ARTS: Paving The Way For Rubber Recycling Technology In South Carolina
Free (open access)
S N Amirkhanian
South Carolina’s Department of Health and Environmental Control (DHEC) awarded a $6 million, five year grant to the Clemson University for a research- outreach program to establish Asphalt Rubber Technology Service (ARTS) that could literally pave the way toward eliminating the millions of worn-out tires that clog the state’s landfills. Each year, approximately 4,000,000 waste tires are generated in South Carolina. Around the country that number is estimated to be around 280,000,000 tires each year. Through the project, many highways and secondary roads will be paved with rubberized asphalt. In addition, the scrap tires will be utilized in embankments, retaining walls, running tracks, new tires, and golf-course cart paths.
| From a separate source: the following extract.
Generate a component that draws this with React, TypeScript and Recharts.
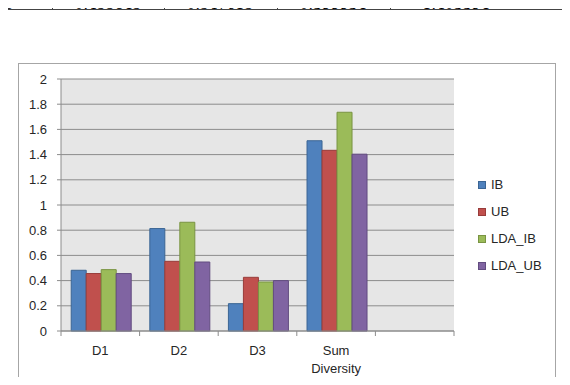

Recycling discarded tires could have significant impact on the reduction of solid waste in South Carolina and the rest of the nation. The five-year project will enable the ARTS team to work with agencies and communities statewide to identify recycling markets for waste tires and to provide education, training and technical services. Approximately $950,000 of grants will be available each year to help fund projects throughout the state. Grant money comes from the state’s Waste Tire Trust Fund. A $2 fee is paid on each new tire sold in South Carolina. Of that fee, 44 cents is placed in the Waste Tire Trust Fund. The ARTS’ funding is for the differential cost of conducting a project using crumb rubber versus using just the raw materials (i.e., no crumb rubber). This paper will discuss several issues involved with recycling tires and several projects that have been completed to date. The technical and environmental issues involved with such projects will be discussed. The benefits and disadvantages of such technology will also be addressed.